Business

When Is The Right Time To Focus On How I Run My Business?

Issue 99

It's more than likely your business started with a conversation about something that was missing in the world and 'what' you could do to fill the gap.

Alternatively, you may have built your business from a passion to do things differently or better. Your ‘why’ is often the subject of how you got to where you are today. Simon Sinek even wrote a book about it.

In those fast, exciting early days, there’s rarely time to think about the ‘how’ of running your business. But it’s this part of the journey that I want to focus on.

It’s perfectly acceptable for things to be reactive and organic during the start-up phase. You’re proving the concept, building your brand and customer base, and establishing where you can make the biggest difference.

But once there’s a team, however small, or a range of products or services, or you want to expand into different markets, having a clear idea of ‘how’ you do things (and capturing it) is essential.

What do I mean by ‘how’?

The ‘how’ of running a business is all to do with what goes on behind the scenes. Imagine you’re bringing in a manager: how would you do things? How would you help them understand where information was held, how to find things, who needed to know what and in what order everything should happen?

When I work with clients, we approach things using four pillars:

Planning

Process

People

Performance

Of course, each of these includes many more moving parts.

Every function of the business needs a plan, feeding into the overarching business plan which communicates your strategic direction. Processes consist of repeatable tasks and activities; how you manage your people creates your culture, and tracking and measuring your performance is critical to ensure you meet the right standards of customer satisfaction and maintain the right levels of profits, income and outgoings and a healthy cash flow position.

However, all are interrelated and all need one thing: consistency.
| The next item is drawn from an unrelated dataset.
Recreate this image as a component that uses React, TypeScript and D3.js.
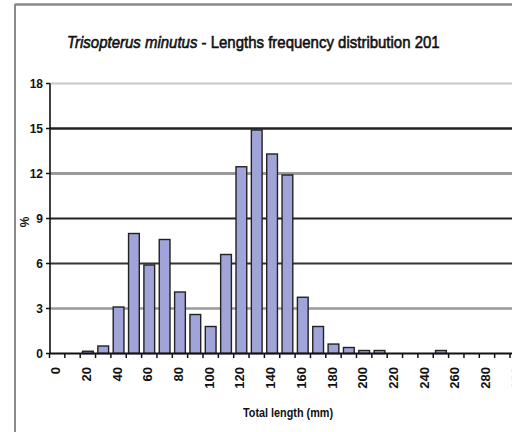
import React from "react";
import * as d3 from "d3";

const lengthClasses: number[] = d3.range(0, 310, 10).map((d) => d);
const percentValues: number[] = [
  0, 0, 0.15, 0.5, 3.1, 8.0, 5.9, 7.6, 4.1, 2.6, 1.8, 6.6, 12.45, 14.9, 13.3, 11.9,
  3.75, 1.8, 0.63, 0.4, 0.2, 0.2, 0, 0, 0, 0.2, 0, 0, 0, 0, 0,
];
const yTicks: number[] = [0, 3, 6, 9, 12, 15, 18];
const xLabelValues: number[] = d3.range(0, 310, 20);
const gridStyles: { v: number; color: string; w: number }[] = [
  { v: 3, color: "#9a9a9a", w: 2.5 },
  { v: 6, color: "#333", w: 2.2 },
  { v: 9, color: "#222", w: 2.2 },
  { v: 12, color: "#9a9a9a", w: 2.8 },
  { v: 15, color: "#222", w: 2.5 },
  { v: 18, color: "#c8c8c8", w: 2 },
];

export default function App() {
  const W = 512;
  const H = 432;
  const left = 50;
  const step = 15.35;
  const x = d3
    .scaleBand<string>()
    .domain(lengthClasses.map(String))
    .range([49.5, 49.5 + step * lengthClasses.length])
    .paddingInner(0.3)
    .paddingOuter(0.15);
  const y = d3.scaleLinear().domain([0, 18]).range([353.5, 83.5]);
  const xb = d3
    .scaleBand<string>()
    .domain(lengthClasses.map(String))
    .range([49.5, 49.5 + step * lengthClasses.length]);
  const font = "'Liberation Sans', Arial, sans-serif";

  return (
    <svg
      width={W}
      height={H}
      style={{ position: "absolute", left: 0, top: 0, background: "#fff" }}
      fontFamily={font}
    >
      <defs>
        <clipPath id="titleClip">
          <rect x={0} y={0} width={440} height={70} />
        </clipPath>
      </defs>
      {/* frame */}
      <line x1={15} x2={W + 5} y1={4.5} y2={4.5} stroke="#8a8a8a" strokeWidth={2.5} />
      <line x1={15} x2={15} y1={4} y2={H + 5} stroke="#8a8a8a" strokeWidth={2} />

      {/* title */}
      <g clipPath="url(#titleClip)">
        <text
          x={67}
          y={48}
          fontSize={17}
          fill="#111"
          stroke="#111"
          strokeWidth={0.6}
          textLength={381}
          lengthAdjust="spacingAndGlyphs"
        >
          <tspan fontStyle="italic">Trisopterus minutus</tspan>
          <tspan> - Lengths frequency distribution 2010</tspan>
        </text>
      </g>

      {/* gridlines */}
      {gridStyles.map((g) => (
        <line
          key={g.v}
          x1={left}
          x2={W + 5}
          y1={y(g.v)}
          y2={y(g.v)}
          stroke={g.color}
          strokeWidth={g.w}
        />
      ))}

      {/* bars */}
      {lengthClasses.map((c, i) =>
        percentValues[i] > 0 ? (
          <rect
            key={c}
            x={x(String(c))}
            width={x.bandwidth()}
            y={y(percentValues[i])}
            height={y(0) - y(percentValues[i])}
            fill="#a0a4d8"
            stroke="#222"
            strokeWidth={1.4}
          />
        ) : null
      )}

      {/* axes */}
      <line x1={left} x2={left} y1={y(18)} y2={y(0)} stroke="#111" strokeWidth={1.6} />
      <line x1={left} x2={W + 5} y1={y(0)} y2={y(0)} stroke="#111" strokeWidth={1.8} />
      {yTicks.map((t) => (
        <g key={t}>
          <line x1={left - 4} x2={left} y1={y(t)} y2={y(t)} stroke="#111" strokeWidth={1.5} />
          <text
            x={left - 7}
            y={y(t)}
            dy="0.35em"
            textAnchor="end"
            fontSize={12}
            fontWeight="bold"
            fill="#111"
          >
            {t}
          </text>
        </g>
      ))}
      {lengthClasses.map((c) => (
        <line
          key={"t" + c}
          x1={xb(String(c))!}
          x2={xb(String(c))!}
          y1={y(0)}
          y2={y(0) + 4.5}
          stroke="#111"
          strokeWidth={1.5}
        />
      ))}
      {xLabelValues.map((v) => {
        const cx = xb(String(v))! + xb.bandwidth() / 2 - 1.5;
        return (
          <text
            key={"l" + v}
            transform={`translate(${cx},367) rotate(-90)`}
            textAnchor="end"
            dy="0.35em"
            fontSize={13}
            fontWeight="bold"
            fill="#111"
          >
            {v}
          </text>
        );
      })}

      {/* axis titles */}
      <text
        transform="translate(25,222) rotate(-90)"
        textAnchor="middle"
        dy="0.35em"
        fontSize={12}
        fontWeight="bold"
        fill="#111"
      >
        %
      </text>
      <text
        x={288}
        y={417}
        textAnchor="middle"
        fontSize={12}
        fontWeight="bold"
        fill="#111"
        textLength={90}
        lengthAdjust="spacingAndGlyphs"
      >
        Total length (mm)
      </text>
    </svg>
  );
}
Having a consistent approach to how you run your business means you are putting all your resources into continually moving forward. The alternative is different people interpreting tasks or activities in different ways, duplication of effort, a range of outputs and standards and the potential for things to get forgotten.

How do I know I’m getting it right?

All businesses are different and the optimal way to operate will become clear as you gain greater visibility through planning, capturing key processes, and using your systems to report and analyse performance and other outputs.

However, there are a couple of questions I always ask business owners which you could consider:

1. Are you spending more time or money on something than you should be?

2. Are you losing time or money where you shouldn’t be?

3. Are you wasting time or money on any part of your business?

I often find business owners have a perception of how the business is running, and often that perception is that things are running well, but when we conduct an audit and uncover the detail, the results are not always what they expected.

So how well do you truly know what’s going on in your business?

If you’ve grown, you can be assured that you’ve lost the granularity you started with. If you’ve got more people working in the business, you will have lost some of the consistency you started with.

Don’t dismiss the ‘how’ stage of running your business. Scaling a business means scaling any problems or issues too so it’s critical to understand what’s going on before you grow.